When? In 86? or in 91? and how?

gygax! (gygax!), Tuesday, 14 September 2004 22:28 (twenty-one years ago)

He's probably referring to the Temple of Hip Hop "respect your elders" stuff that KRS spouted, then and now.

oops (Oops), Tuesday, 14 September 2004 22:30 (twenty-one years ago)

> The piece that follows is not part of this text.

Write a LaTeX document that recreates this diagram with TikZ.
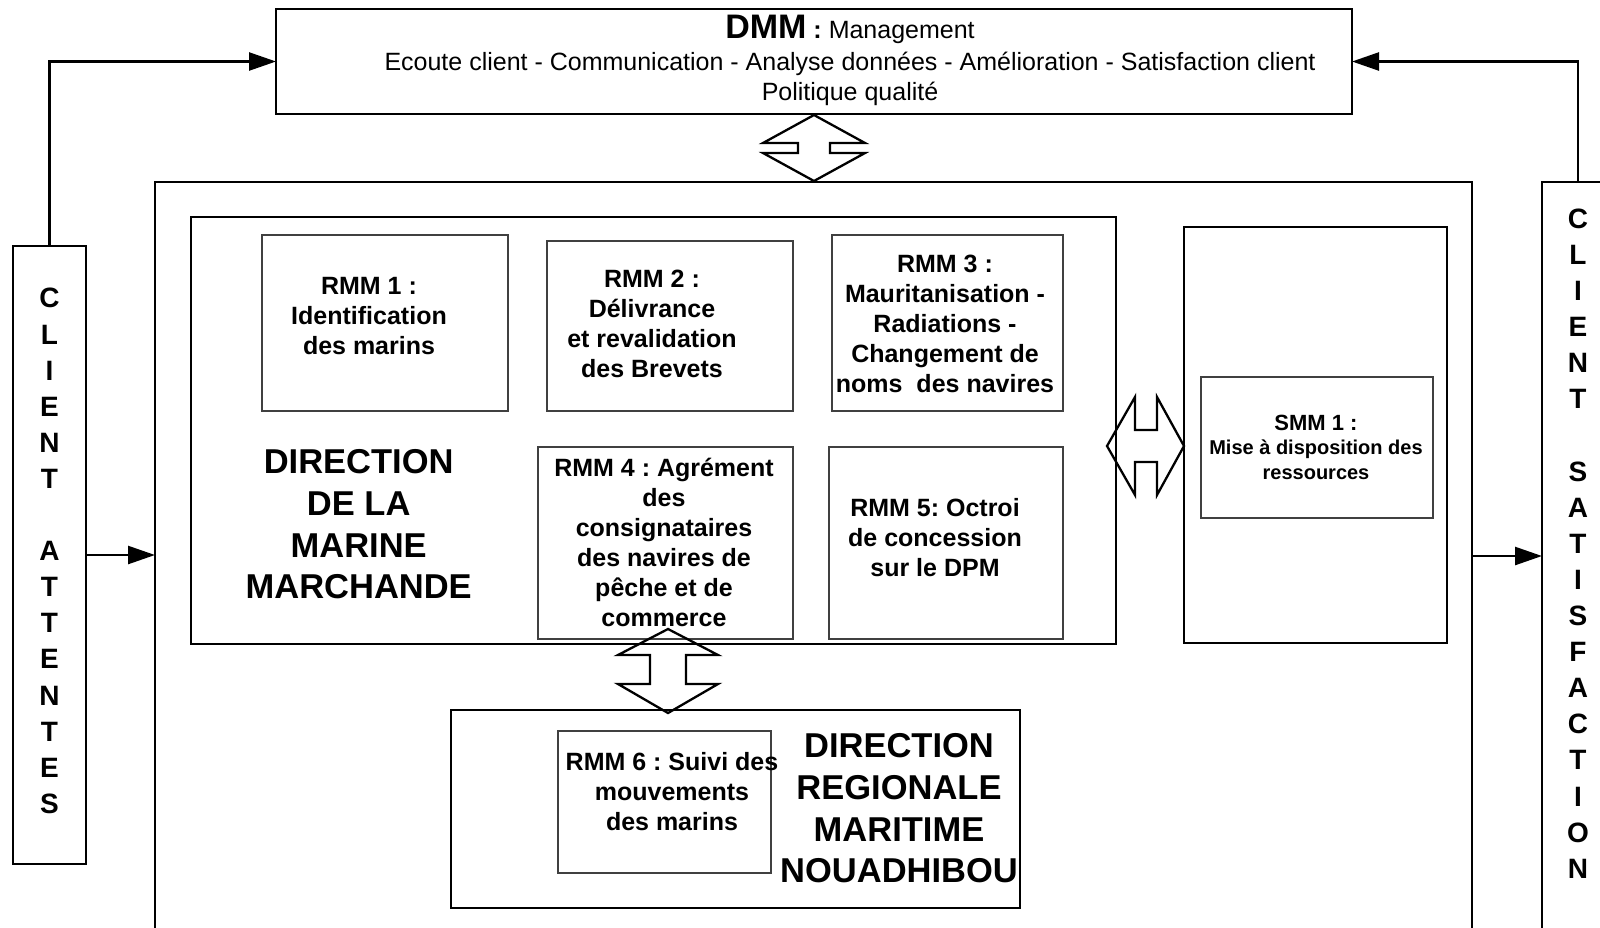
\documentclass[tikz,border=0pt]{standalone}
\usepackage{fontspec}
\setmainfont{Liberation Sans}
\usetikzlibrary{arrows.meta}
\frenchspacing
\begin{document}
\begin{tikzpicture}[x=1pt,y=-1pt,
  mainbox/.style={draw, line width=2.6pt, inner sep=0pt, outer sep=0pt},
  subbox/.style={draw=black!75, line width=1.2pt, inner sep=0pt, outer sep=0pt},
  conn/.style={line width=2.5pt, -{Triangle[length=27pt,width=18pt]}},
  blockarrow/.style={draw, line width=2.3pt, line join=miter},
  rmmtxt/.style={font=\fontsize{25}{30}\selectfont\bfseries, align=center, inner sep=0pt},
  bigtxt/.style={font=\fontsize{34.5}{41.7}\selectfont\bfseries, align=center, inner sep=0pt},
  clienttxt/.style={font=\fontsize{28}{36.1}\selectfont\bfseries, align=center, inner sep=0pt},
  linetxt/.style={anchor=base, inner sep=0pt, font=\fontsize{25}{30}\selectfont}
]
\useasboundingbox (0,0) rectangle (1600,927);

% boxes
\node[mainbox, minimum width=1076pt, minimum height=105pt] (dmm) at (814,61.5) {};
\node[mainbox, minimum width=73pt, minimum height=618pt] (ca) at (49.5,555) {};
\node[mainbox, minimum width=72pt, minimum height=748pt] (cs) at (1578,556) {};
\node[mainbox, minimum width=1317pt, minimum height=747pt] (outer) at (813.5,555.5) {};
\node[mainbox, minimum width=925pt, minimum height=427pt] (dmmar) at (653.5,430.5) {};
\node[subbox, minimum width=246pt, minimum height=176pt] (rmm1) at (385,323) {};
\node[subbox, minimum width=246pt, minimum height=170pt] (rmm2) at (670,326) {};
\node[subbox, minimum width=231pt, minimum height=176pt] (rmm3) at (947.5,323) {};
\node[subbox, minimum width=255pt, minimum height=192pt] (rmm4) at (665.5,543) {};
\node[subbox, minimum width=234pt, minimum height=192pt] (rmm5) at (946,543) {};
\node[mainbox, minimum width=263pt, minimum height=416pt] (smmo) at (1315.5,435) {};
\node[subbox, minimum width=232pt, minimum height=141pt] (smm1) at (1317,447.5) {};
\node[mainbox, minimum width=569pt, minimum height=198pt] (drm) at (735.5,809) {};
\node[subbox, minimum width=213pt, minimum height=142pt] (rmm6) at (664.5,802) {};

% DMM texts
\node[linetxt] (dmmt1) at (850,38) {{\fontsize{34}{40}\selectfont\bfseries DMM} \textbf{:} Management};
\node[linetxt] (dmmt2) at (850,70) {Ecoute client - Communication - Analyse données - Amélioration - Satisfaction client};
\node[linetxt] (dmmt3) at (850,100) {Politique qualité};

% client columns
\node[clienttxt] (catxt) at (49.5,551) {C\\L\\I\\E\\N\\T\\\mbox{}\\A\\T\\T\\E\\N\\T\\E\\S};
\node[clienttxt] (cstxt) at (1578,543.6) {C\\L\\I\\E\\N\\T\\\mbox{}\\S\\A\\T\\I\\S\\F\\A\\C\\T\\I\\O\\N};

% RMM texts
\node[rmmtxt] (r1t) at (369,316) {RMM 1 :\\Identification\\des marins};
\node[rmmtxt] (r2t) at (652,324) {RMM 2 :\\Délivrance\\et revalidation\\des Brevets};
\node[rmmtxt] (r3t) at (945,324) {RMM 3 :\\Mauritanisation -\\Radiations -\\Changement de\\noms\ \ des navires};
\node[rmmtxt] (r4t) at (664,542.5) {RMM 4 : Agrément\\des\\consignataires\\des navires de\\pêche et de\\commerce};
\node[rmmtxt] (r5t) at (935,538) {RMM 5: Octroi\\de concession\\sur le DPM};
\node[rmmtxt] (r6t) at (672,791.5) {RMM 6 : Suivi des\\mouvements\\des marins};
\node[align=center, inner sep=0pt, font=\fontsize{20}{24.5}\selectfont\bfseries] (smmt) at (1316,447) {{\fontsize{22}{24.5}\selectfont SMM 1 :}\\Mise à disposition des\\ressources};

% big titles
\node[bigtxt] (dmmtitle) at (358.7,524.5) {DIRECTION\\DE LA\\MARINE\\MARCHANDE};
\node[bigtxt] (drmtitle) at (899,808.5) {DIRECTION\\REGIONALE\\MARITIME\\NOUADHIBOU};

% connectors
\draw[conn] (ca.north) |- (dmm.west);
\draw[conn] (cs.north) |- (dmm.east);
\draw[conn] (ca.east) -- (ca.east -| outer.west);
\draw[conn] (cs.west -| outer.east) -- (cs.west);

% hollow double arrows
\draw[blockarrow] (814,115) -- (865,143) -- (830,143) -- (830,153) -- (865,153) -- (814,181)
  -- (763,153) -- (798,153) -- (798,143) -- (763,143) -- cycle;
\draw[blockarrow] (1107,446) -- (1135,397) -- (1135,430) -- (1157,430) -- (1157,397) -- (1184,446)
  -- (1157,495) -- (1157,462) -- (1135,462) -- (1135,495) -- cycle;
\draw[blockarrow] (668,629) -- (718,655) -- (686,655) -- (686,684) -- (718,684) -- (668,713)
  -- (618,684) -- (650,684) -- (650,655) -- (618,655) -- cycle;
\end{tikzpicture}
\end{document}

so far all chuck's "excuses" for championing this song have fallen flat. Sounds like NWA? No. Unique party-rap single in a sea of humorless, self-absorbed, seriousness? No. Made cartoonish violence interesting by sticking it in a bubblegum wrapper? Um, hardly (tho this is actually the one point of chuck's I understand the least). But I would like to reiterate that chuck's contention that the nature of this single set it apart from the dominant forms of rap at the time is total revisionist garbage. The only thing that set it apart from other fluff-rap singles of the day was, um, the guy was WHITE. But chuck probably thinks the whole racism aspect of VI's ascension is a red herring...

Shakey Mo Collier, Tuesday, 14 September 2004 22:33 (twenty-one years ago)

well, I should re-phrase that, the overall suckiness of IIB also set it quite far apart from "Wild Thing" or "Supersonic" or "Bust a Move" or "Humpty Dance"...

Shakey Mo Collier, Tuesday, 14 September 2004 22:44 (twenty-one years ago)

>and sorry, but stuff like KRS-One ... *did* feel like adult contemporary quiet storm
When? In 86? or in 91? and how?<

At least by the time of the second BDP album (the one after Scott La-Rock.) And yeah, being a schoolmarm blowhard whose attempts at reggae managed less energy than the Fat Boys' had a lot to do with it.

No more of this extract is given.